= EXERCISE =
Give the number of lines holding the string "this", and nothing else.

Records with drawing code
------------------------------------
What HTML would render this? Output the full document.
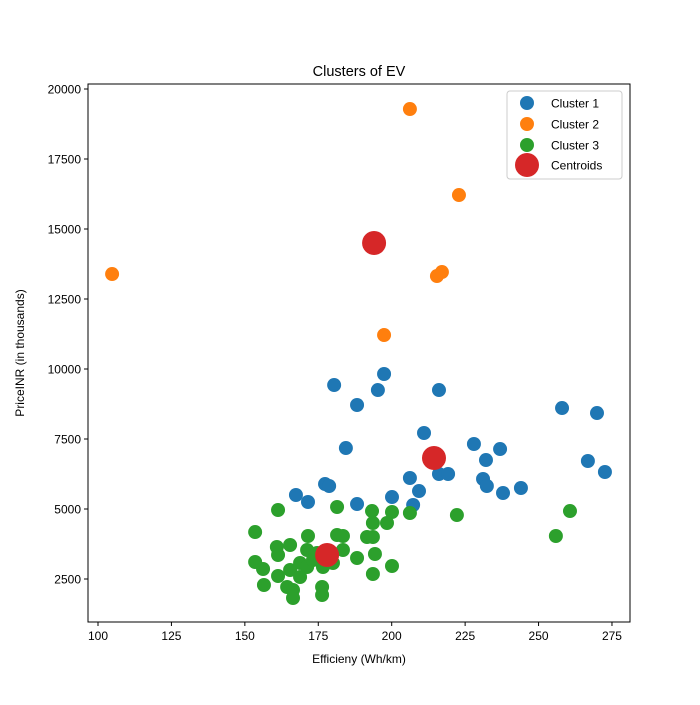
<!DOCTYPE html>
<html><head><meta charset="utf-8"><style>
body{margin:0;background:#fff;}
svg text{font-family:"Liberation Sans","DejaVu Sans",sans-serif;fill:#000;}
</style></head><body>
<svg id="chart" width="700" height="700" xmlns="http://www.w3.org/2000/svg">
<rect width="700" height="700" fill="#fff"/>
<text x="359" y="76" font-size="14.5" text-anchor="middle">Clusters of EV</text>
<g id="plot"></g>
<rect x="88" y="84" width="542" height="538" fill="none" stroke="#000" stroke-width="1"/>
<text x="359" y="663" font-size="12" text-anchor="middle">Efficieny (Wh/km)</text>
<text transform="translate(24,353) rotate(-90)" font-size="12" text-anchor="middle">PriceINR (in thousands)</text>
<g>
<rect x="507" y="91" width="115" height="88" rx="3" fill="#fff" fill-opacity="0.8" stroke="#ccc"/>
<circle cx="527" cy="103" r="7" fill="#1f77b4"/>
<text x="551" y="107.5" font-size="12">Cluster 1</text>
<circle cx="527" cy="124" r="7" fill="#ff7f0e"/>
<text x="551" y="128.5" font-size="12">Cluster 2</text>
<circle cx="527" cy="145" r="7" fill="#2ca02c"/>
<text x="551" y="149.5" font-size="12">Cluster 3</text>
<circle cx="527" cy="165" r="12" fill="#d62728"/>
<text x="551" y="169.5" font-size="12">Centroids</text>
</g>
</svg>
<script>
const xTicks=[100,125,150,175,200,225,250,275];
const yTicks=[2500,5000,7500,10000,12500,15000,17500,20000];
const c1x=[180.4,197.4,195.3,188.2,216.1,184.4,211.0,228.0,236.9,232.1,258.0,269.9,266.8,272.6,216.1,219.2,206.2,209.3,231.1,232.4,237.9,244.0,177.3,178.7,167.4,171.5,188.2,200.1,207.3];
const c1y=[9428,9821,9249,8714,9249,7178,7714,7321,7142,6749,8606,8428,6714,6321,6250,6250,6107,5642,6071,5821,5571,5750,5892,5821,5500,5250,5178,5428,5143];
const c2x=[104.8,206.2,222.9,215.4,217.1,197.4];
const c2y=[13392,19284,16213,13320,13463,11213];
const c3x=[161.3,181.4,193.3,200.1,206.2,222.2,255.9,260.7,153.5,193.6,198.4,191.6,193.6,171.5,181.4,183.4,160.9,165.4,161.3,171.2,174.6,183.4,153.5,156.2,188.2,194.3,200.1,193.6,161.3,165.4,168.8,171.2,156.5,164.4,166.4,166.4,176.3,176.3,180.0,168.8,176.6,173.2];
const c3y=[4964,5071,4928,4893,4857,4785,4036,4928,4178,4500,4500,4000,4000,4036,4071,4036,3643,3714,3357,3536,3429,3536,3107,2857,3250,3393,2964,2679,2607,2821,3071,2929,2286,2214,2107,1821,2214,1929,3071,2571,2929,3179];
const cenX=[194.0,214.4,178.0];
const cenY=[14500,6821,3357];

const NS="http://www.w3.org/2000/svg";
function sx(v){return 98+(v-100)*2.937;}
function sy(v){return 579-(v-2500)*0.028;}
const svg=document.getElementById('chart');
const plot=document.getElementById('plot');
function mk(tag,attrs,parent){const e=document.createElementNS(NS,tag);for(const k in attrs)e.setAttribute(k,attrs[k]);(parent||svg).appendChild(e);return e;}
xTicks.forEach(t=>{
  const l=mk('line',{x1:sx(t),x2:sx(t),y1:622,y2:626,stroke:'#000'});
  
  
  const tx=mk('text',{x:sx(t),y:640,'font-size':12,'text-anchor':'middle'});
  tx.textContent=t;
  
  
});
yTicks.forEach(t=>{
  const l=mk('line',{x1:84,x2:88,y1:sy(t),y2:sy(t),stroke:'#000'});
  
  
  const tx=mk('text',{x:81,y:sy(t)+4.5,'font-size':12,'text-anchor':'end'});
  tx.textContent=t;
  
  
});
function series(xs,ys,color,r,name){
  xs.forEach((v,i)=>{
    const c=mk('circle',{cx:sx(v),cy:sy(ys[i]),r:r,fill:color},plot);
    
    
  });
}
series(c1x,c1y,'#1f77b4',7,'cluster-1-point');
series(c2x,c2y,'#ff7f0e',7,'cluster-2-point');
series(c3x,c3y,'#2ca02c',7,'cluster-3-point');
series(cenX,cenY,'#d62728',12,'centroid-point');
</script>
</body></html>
------------------------------------
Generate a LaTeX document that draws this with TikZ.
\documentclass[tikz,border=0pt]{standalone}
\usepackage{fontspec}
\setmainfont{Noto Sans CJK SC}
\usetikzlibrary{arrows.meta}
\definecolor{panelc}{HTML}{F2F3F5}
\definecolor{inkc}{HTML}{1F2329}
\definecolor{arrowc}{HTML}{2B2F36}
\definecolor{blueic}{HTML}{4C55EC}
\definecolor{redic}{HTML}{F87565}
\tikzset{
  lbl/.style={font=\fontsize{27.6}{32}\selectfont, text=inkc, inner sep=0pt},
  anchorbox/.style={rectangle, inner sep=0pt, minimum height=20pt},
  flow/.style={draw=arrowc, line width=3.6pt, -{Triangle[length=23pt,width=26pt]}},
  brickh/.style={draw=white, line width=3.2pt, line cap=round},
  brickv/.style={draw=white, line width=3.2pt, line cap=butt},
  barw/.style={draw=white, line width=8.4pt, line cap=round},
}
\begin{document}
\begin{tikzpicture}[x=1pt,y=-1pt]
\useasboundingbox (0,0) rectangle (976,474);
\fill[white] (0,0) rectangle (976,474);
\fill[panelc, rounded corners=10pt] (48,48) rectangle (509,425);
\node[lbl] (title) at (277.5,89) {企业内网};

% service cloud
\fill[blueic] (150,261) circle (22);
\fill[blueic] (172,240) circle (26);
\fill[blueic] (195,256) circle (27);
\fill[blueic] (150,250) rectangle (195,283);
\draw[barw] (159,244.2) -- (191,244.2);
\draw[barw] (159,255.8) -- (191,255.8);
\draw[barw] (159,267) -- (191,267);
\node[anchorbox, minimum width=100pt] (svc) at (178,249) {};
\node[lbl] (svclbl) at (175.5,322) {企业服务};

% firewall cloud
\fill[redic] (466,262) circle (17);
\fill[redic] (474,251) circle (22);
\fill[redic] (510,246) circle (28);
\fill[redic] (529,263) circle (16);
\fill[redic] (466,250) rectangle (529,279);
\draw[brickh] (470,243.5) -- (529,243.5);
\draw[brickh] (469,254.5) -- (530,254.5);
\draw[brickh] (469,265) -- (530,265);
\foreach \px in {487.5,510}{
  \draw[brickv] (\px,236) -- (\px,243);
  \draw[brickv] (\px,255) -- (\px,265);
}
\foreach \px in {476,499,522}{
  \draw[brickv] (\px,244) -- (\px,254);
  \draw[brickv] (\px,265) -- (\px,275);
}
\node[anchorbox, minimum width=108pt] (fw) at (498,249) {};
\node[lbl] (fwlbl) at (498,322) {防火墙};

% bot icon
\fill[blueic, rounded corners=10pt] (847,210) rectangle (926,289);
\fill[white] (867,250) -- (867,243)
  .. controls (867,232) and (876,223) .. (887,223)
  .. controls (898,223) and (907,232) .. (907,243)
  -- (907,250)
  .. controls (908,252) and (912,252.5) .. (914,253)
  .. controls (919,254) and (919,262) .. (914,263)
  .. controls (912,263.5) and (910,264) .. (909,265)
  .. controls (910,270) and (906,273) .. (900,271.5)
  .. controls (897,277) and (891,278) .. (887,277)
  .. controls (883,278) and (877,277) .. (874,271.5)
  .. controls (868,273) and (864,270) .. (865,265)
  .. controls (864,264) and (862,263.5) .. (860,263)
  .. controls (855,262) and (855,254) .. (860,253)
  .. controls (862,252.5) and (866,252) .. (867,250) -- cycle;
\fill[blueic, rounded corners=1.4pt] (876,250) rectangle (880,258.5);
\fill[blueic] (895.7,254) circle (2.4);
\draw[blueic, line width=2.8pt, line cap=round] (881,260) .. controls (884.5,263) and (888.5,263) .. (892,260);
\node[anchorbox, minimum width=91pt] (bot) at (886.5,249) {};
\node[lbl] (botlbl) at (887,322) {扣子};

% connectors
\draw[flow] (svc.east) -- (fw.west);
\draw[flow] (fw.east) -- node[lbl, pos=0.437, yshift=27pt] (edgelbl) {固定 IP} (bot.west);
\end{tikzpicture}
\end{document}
------------------------------------
= RESPONSE =
2